Man kann eigentlich fest davon ausgehen, dass Ismaik 1860 nach seiner Millionen-Spritze im Sommer 2018 (zwei Millionen für zwei Jahre) kein weiteres Geld “schenkt”. Obendrein dürfte ausgeschlossen sein, dass die U21 und U19 in den e.V. übergehen. Reisinger hatte zuletzt angeboten, die beiden Mannschaften zu übernehmen. Für die Ismaik-Seite dürfte dieses “Angebot” allerdings nicht mehr als ein neuerlicher Affront sein.

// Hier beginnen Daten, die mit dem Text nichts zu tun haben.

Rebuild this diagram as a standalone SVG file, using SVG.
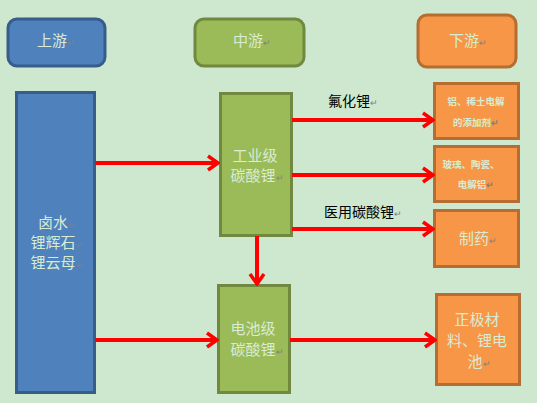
<svg xmlns="http://www.w3.org/2000/svg" width="537" height="403" viewBox="0 0 537 403">
<style>
text{font-family:"Noto Sans CJK SC","Liberation Sans",sans-serif;fill:#d8ecd4;text-anchor:middle}
.lbl{fill:#000;font-size:14px}
.rm{fill:#808080;font-size:9px}
.blue{fill:#4f81bd;stroke:#385d8a;stroke-width:3}
.green{fill:#9bbb59;stroke:#71893f;stroke-width:3}
.orange{fill:#f79646;stroke:#b66d31;stroke-width:3}
.t15{font-size:15px}
.t10{font-size:9.5px;font-weight:bold}
.arr{stroke:#ff0000;stroke-width:4;fill:none;marker-end:url(#ah)}
</style>
<defs>
<marker id="ah" markerUnits="userSpaceOnUse" viewBox="0 0 14 18" refX="12" refY="9" markerWidth="14" markerHeight="18" orient="auto">
<path d="M2,2 L12,9 L2,16" fill="none" stroke="#ff0000" stroke-width="3.5"/>
</marker>
</defs>
<rect width="537" height="403" fill="#cde8cf"/>
<g id="h-up"><rect class="blue" x="8" y="19" width="97" height="47" rx="9"/><text class="t15" x="56" y="46">上游<tspan class="rm">↵</tspan></text></g>
<g id="h-mid"><rect class="green" x="195" y="19" width="109" height="47" rx="9"/><text class="t15" x="252" y="46">中游<tspan class="rm">↵</tspan></text></g>
<g id="h-down"><rect class="orange" x="418" y="15" width="98" height="52" rx="9"/><text class="t15" x="468" y="46">下游<tspan class="rm">↵</tspan></text></g>
<g id="src"><rect class="blue" x="16.5" y="92.5" width="78" height="300"/>
<text class="t15" x="57" y="228">卤水<tspan class="rm">↵</tspan></text>
<text class="t15" x="57" y="248">锂辉石<tspan class="rm">↵</tspan></text>
<text class="t15" x="57" y="268">锂云母<tspan class="rm">↵</tspan></text></g>
<g id="ind"><rect class="green" x="220.5" y="93.5" width="71" height="142"/>
<text class="t15" x="255" y="161">工业级</text>
<text class="t15" x="257" y="181">碳酸锂<tspan class="rm">↵</tspan></text></g>
<g id="bat"><rect class="green" x="218.5" y="285.5" width="71" height="107"/>
<text class="t15" x="253" y="334">电池级</text>
<text class="t15" x="257" y="355">碳酸锂<tspan class="rm">↵</tspan></text></g>
<g id="d1"><rect class="orange" x="434.5" y="83.5" width="84" height="55"/>
<text class="t10" x="476" y="105">铝、稀土电解</text>
<text class="t10" x="476" y="126">的添加剂<tspan class="rm">↵</tspan></text></g>
<g id="d2"><rect class="orange" x="434.5" y="146.5" width="84" height="55"/>
<text class="t10" x="471" y="168">玻璃、陶瓷、</text>
<text class="t10" x="476" y="188">电解铝<tspan class="rm">↵</tspan></text></g>
<g id="d3"><rect class="orange" x="434.5" y="210.5" width="84" height="56"/>
<text class="t15" x="478" y="244">制药<tspan class="rm">↵</tspan></text></g>
<g id="d4"><rect class="orange" x="436.5" y="294.5" width="83" height="90"/>
<text class="t15" x="477" y="325">正极材</text>
<text class="t15" x="477" y="346">料、锂电</text>
<text class="t15" x="479" y="367">池<tspan class="rm">↵</tspan></text></g>
<g id="connectors">
<line class="arr" x1="95" y1="163" x2="218" y2="163"/>
<line class="arr" x1="95" y1="340" x2="217" y2="340"/>
<line class="arr" x1="292" y1="120" x2="433" y2="120"/>
<line class="arr" x1="292" y1="175" x2="433" y2="175"/>
<line class="arr" x1="292" y1="229" x2="433" y2="229"/>
<line class="arr" x1="257" y1="236" x2="257" y2="284"/>
<line class="arr" x1="290" y1="340" x2="435" y2="340"/>
<text class="lbl" x="353" y="106">氟化锂<tspan class="rm">↵</tspan></text>
<text class="lbl" x="363" y="217">医用碳酸锂<tspan class="rm">↵</tspan></text>
</g>
</svg>
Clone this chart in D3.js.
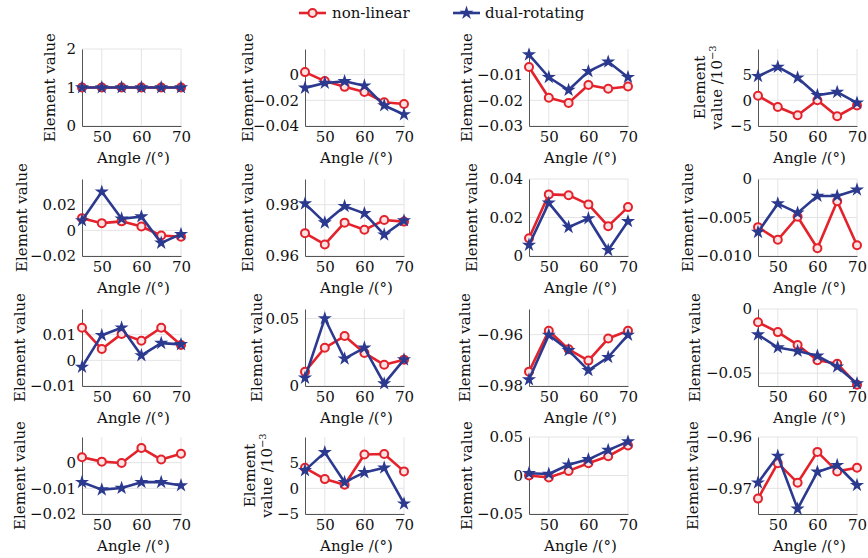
<!DOCTYPE html>
<html>
<head>
<meta charset="utf-8">
<script src="https://cdn.jsdelivr.net/npm/d3@7"></script>
<style>
  body { margin: 0; background: #fff; }
  text { font-family: "DejaVu Serif", serif; fill: #111; }
</style>
</head>
<body>
<svg id="chart" width="868" height="558"></svg>
<script>
// Data: 4x4 small multiples, row-major order
const angles = [45, 50, 55, 60, 65, 70];
const xTicks = [50, 60, 70];

const nonLinear = [
  [1, 1, 1, 1, 1, 1],
  [0.002, -0.005, -0.0095, -0.0135, -0.0215, -0.0228],
  [-0.007, -0.019, -0.021, -0.014, -0.0155, -0.0146],
  [0.9, -1.3, -2.9, 0, -3.1, -1.0],
  [0.0095, 0.0056, 0.007, 0.003, -0.004, -0.005],
  [0.9689, 0.9645, 0.973, 0.9702, 0.974, 0.9734],
  [0.0092, 0.032, 0.0316, 0.0268, 0.0155, 0.0254],
  [-0.00625, -0.0079, -0.0049, -0.009, -0.0029, -0.0086],
  [0.0127, 0.0044, 0.0103, 0.0076, 0.0127, 0.006],
  [0.0106, 0.0283, 0.037, 0.0245, 0.0157, 0.0195],
  [-0.9744, -0.9585, -0.9657, -0.9701, -0.9615, -0.9585],
  [-0.0103, -0.018, -0.028, -0.04, -0.0426, -0.059],
  [0.0021, 0.0004, -0.0001, 0.0057, 0.0012, 0.0035],
  [4.0, 1.8, 0.7, 6.6, 6.7, 3.3],
  [0, -0.0025, 0.006, 0.016, 0.025, 0.039],
  [-0.972, -0.9651, -0.9689, -0.9629, -0.9667, -0.966],
];

const dualRotating = [
  [1, 1, 1, 1, 1, 1],
  [-0.0103, -0.0065, -0.0052, -0.0086, -0.024, -0.031],
  [-0.0022, -0.011, -0.016, -0.0087, -0.005, -0.011],
  [4.7, 6.5, 4.4, 1.0, 1.6, -0.5],
  [0.0077, 0.03, 0.009, 0.0107, -0.0098, -0.003],
  [0.9804, 0.973, 0.9794, 0.9766, 0.9683, 0.9738],
  [0.0057, 0.0276, 0.015, 0.0195, 0.003, 0.018],
  [-0.0069, -0.0032, -0.0044, -0.0022, -0.0022, -0.0014],
  [-0.0026, 0.0098, 0.0127, 0.0019, 0.0067, 0.0062],
  [0.006, 0.05, 0.0202, 0.0283, 0.0018, 0.0195],
  [-0.9775, -0.9601, -0.9661, -0.9739, -0.9688, -0.9601],
  [-0.02, -0.03, -0.0328, -0.0365, -0.045, -0.058],
  [-0.0076, -0.0105, -0.0099, -0.0076, -0.0076, -0.0089],
  [3.5, 7.0, 1.2, 3.1, 4.0, -3.0],
  [0.003, 0.002, 0.014, 0.021, 0.033, 0.044],
  [-0.9689, -0.9637, -0.974, -0.9668, -0.9655, -0.9694],
];

const yDomains = [
  [0, 2], [-0.04, 0.02], [-0.03, 0], [-5, 10],
  [-0.02, 0.04], [0.96, 0.99], [0, 0.04], [-0.01, 0],
  [-0.01, 0.02], [0, 0.057], [-0.98, -0.95], [-0.06, 0],
  [-0.02, 0.01], [-5, 10], [-0.05, 0.05], [-0.975, -0.96],
];

const yTicks = [
  [0, 1, 2], [-0.04, -0.02, 0], [-0.03, -0.02, -0.01], [-5, 0, 5],
  [-0.02, 0, 0.02], [0.96, 0.98], [0, 0.02, 0.04], [-0.01, -0.005, 0],
  [-0.01, 0, 0.01], [0, 0.05], [-0.98, -0.96], [-0.05, 0],
  [-0.02, -0.01, 0], [-5, 0, 5], [-0.05, 0, 0.05], [-0.97, -0.96],
];

const yTickLabels = [
  ["0", "1", "2"], ["−0.04", "−0.02", "0"], ["−0.03", "−0.02", "−0.01"], ["−5", "0", "5"],
  ["−0.02", "0", "0.02"], ["0.96", "0.98"], ["0", "0.02", "0.04"], ["−0.010", "−0.005", "0"],
  ["−0.01", "0", "0.01"], ["0", "0.05"], ["−0.98", "−0.96"], ["−0.05", "0"],
  ["−0.02", "−0.01", "0"], ["−5", "0", "5"], ["−0.05", "0", "0.05"], ["−0.97", "−0.96"],
];

// panels whose values are shown in units of 10^-3
const milliPanels = [3, 13];

// layout
const colX = [82, 305, 529, 758];
const rowY = [49, 179, 309, 437];
const plotW = 99;
const plotH = 77;
const fontSize = 15;
const red = "#e3222b";
const blue = "#2b3a8f";

// centre x of each panel's y label (two entries for the two-line labels)
const yLabelX = [
  [50], [248], [467], [700, 717],
  [22], [248], [472], [688],
  [20], [257], [465], [695],
  [20], [250, 267], [467], [693],
];

const svg = d3.select("#chart");

const star = d3.symbol(d3.symbolStar, 62);

function drawPanel(i) {
  const col = i % 4;
  const row = Math.floor(i / 4);
  const g = svg.append("g").attr("transform", `translate(${colX[col]},${rowY[row]})`);

  const x = d3.scaleLinear().domain([45, 70]).range([0, plotW]);
  const y = d3.scaleLinear().domain(yDomains[i]).range([plotH, 0]);

  // faint grid
  g.append("g")
    .selectAll("line")
    .data(xTicks)
    .join("line")
    .attr("x1", (d) => x(d))
    .attr("x2", (d) => x(d))
    .attr("y1", 0)
    .attr("y2", plotH)
    .attr("stroke", "#e4e4e4")
    .attr("stroke-width", 1);
  g.append("g")
    .selectAll("line")
    .data(yTicks[i])
    .join("line")
    .attr("x1", 0)
    .attr("x2", plotW)
    .attr("y1", (d) => y(d))
    .attr("y2", (d) => y(d))
    .attr("stroke", "#e4e4e4")
    .attr("stroke-width", 1);

  // axes
  const xAxis = g.append("g")
    .attr("transform", `translate(0,${plotH})`)
    .call(d3.axisBottom(x).tickValues(xTicks).tickFormat(d3.format("d")).tickSize(0).tickSizeOuter(0).tickPadding(5));
  const yAxis = g.append("g")
    .call(
      d3.axisLeft(y)
        .tickValues(yTicks[i])
        .tickFormat((d, k) => yTickLabels[i][k])
        .tickSize(0)
        .tickSizeOuter(0)
        .tickPadding(6),
    );
  [xAxis, yAxis].forEach((a) => {
    a.attr("font-family", null).attr("font-size", fontSize);
    a.select(".domain").attr("stroke", "#555").attr("stroke-width", 1);
    a.selectAll("text").attr("fill", "#111");
  });

  // lines + markers
  const line = d3.line().x((d, k) => x(angles[k])).y((d) => y(d));

  g.append("path")
    .datum(nonLinear[i])
    .attr("d", line)
    .attr("fill", "none")
    .attr("stroke", red)
    .attr("stroke-width", 2.6)
    .attr("stroke-linejoin", "round");
  g.selectAll("circle.nl")
    .data(nonLinear[i])
    .join("circle")
    .attr("cx", (d, k) => x(angles[k]))
    .attr("cy", (d) => y(d))
    .attr("r", 4)
    .attr("fill", "#fbe3e3")
    .attr("stroke", red)
    .attr("stroke-width", 2);

  g.append("path")
    .datum(dualRotating[i])
    .attr("d", line)
    .attr("fill", "none")
    .attr("stroke", blue)
    .attr("stroke-width", 2.6)
    .attr("stroke-linejoin", "round");
  g.selectAll("path.dr")
    .data(dualRotating[i])
    .join("path")
    .attr("class", "dr")
    .attr("transform", (d, k) => `translate(${x(angles[k])},${y(d)})`)
    .attr("d", star)
    .attr("fill", blue);

  // x label
  g.append("text")
    .attr("x", plotW / 2 + 2)
    .attr("y", plotH + 37)
    .attr("text-anchor", "middle")
    .attr("font-size", fontSize)
    .text("Angle /(°)");

  // y label (baseline sits ~5px right of the visual centre once rotated)
  const lx = yLabelX[i].map((c) => c + 5 - colX[col]);
  if (milliPanels.includes(i)) {
    g.append("text")
      .attr("transform", `translate(${lx[0]},${plotH / 2}) rotate(-90)`)
      .attr("text-anchor", "middle")
      .attr("font-size", fontSize)
      .text("Element");
    const t = g.append("text")
      .attr("transform", `translate(${lx[1]},${plotH / 2}) rotate(-90)`)
      .attr("text-anchor", "middle")
      .attr("font-size", fontSize);
    t.append("tspan").text("value /10");
    t.append("tspan").attr("dy", -6).attr("font-size", 10).text("−3");
  } else {
    g.append("text")
      .attr("transform", `translate(${lx[0]},${plotH / 2}) rotate(-90)`)
      .attr("text-anchor", "middle")
      .attr("font-size", fontSize)
      .text("Element value");
  }
}

d3.range(16).forEach(drawPanel);

// legend
const legend = svg.append("g").attr("transform", "translate(0,13)");
legend.append("line")
  .attr("x1", 299).attr("x2", 326).attr("y1", 0).attr("y2", 0)
  .attr("stroke", red).attr("stroke-width", 2.6);
legend.append("circle")
  .attr("cx", 312.5).attr("cy", 0).attr("r", 4)
  .attr("fill", "#fbe3e3").attr("stroke", red).attr("stroke-width", 2);
legend.append("text")
  .attr("x", 332).attr("y", 5)
  .attr("font-size", fontSize)
  .text("non-linear");

legend.append("line")
  .attr("x1", 453).attr("x2", 480).attr("y1", 0).attr("y2", 0)
  .attr("stroke", blue).attr("stroke-width", 2.6);
legend.append("path")
  .attr("transform", "translate(466.5,0)")
  .attr("d", star)
  .attr("fill", blue);
legend.append("text")
  .attr("x", 485).attr("y", 5)
  .attr("font-size", fontSize)
  .text("dual-rotating");
</script>
</body>
</html>
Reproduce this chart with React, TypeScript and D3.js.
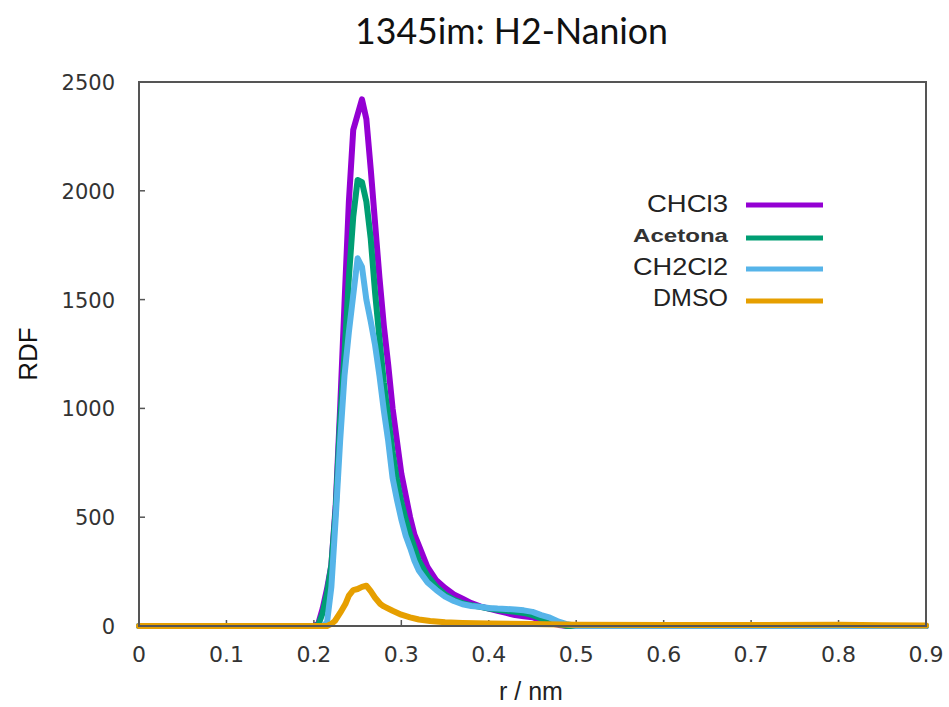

Eine Frage dürfte die Ismaik-Seite auch in der Dritten Liga stark beschäftigen: Wo fließen die Gelder an der Grünwalder Straße genau hin? Zwischen 3,5 und 4 Millionen Euro sollen angeblich von Vermarkter Infront als Garantiesumme kommen (enthalten sind hier die 500.000 Euro Jahresgage des Hauptsponsors), die Zuschauer-Erlöse für alle 20 Heimspiele im Grünwalder Stadion (inklusive Pokalspiel gegen Kiel) liegen geschätzt bei rund 2 bis 2,5 Millionen Euro. Hinzu kommen noch 800.000 Euro aus dem TV-Topf. Einnahmen in dieser Höhe, die nicht viele Drittligisten vorweisen können - und doch drückt den Löwen der Schuh. “Wir sind ein krankes Unternehmen”, sagte Scharold Anfang Januar gegenüber der “SZ”. Seine Aufgabe ist es jetzt, den TSV 1860 profitabel zu machen.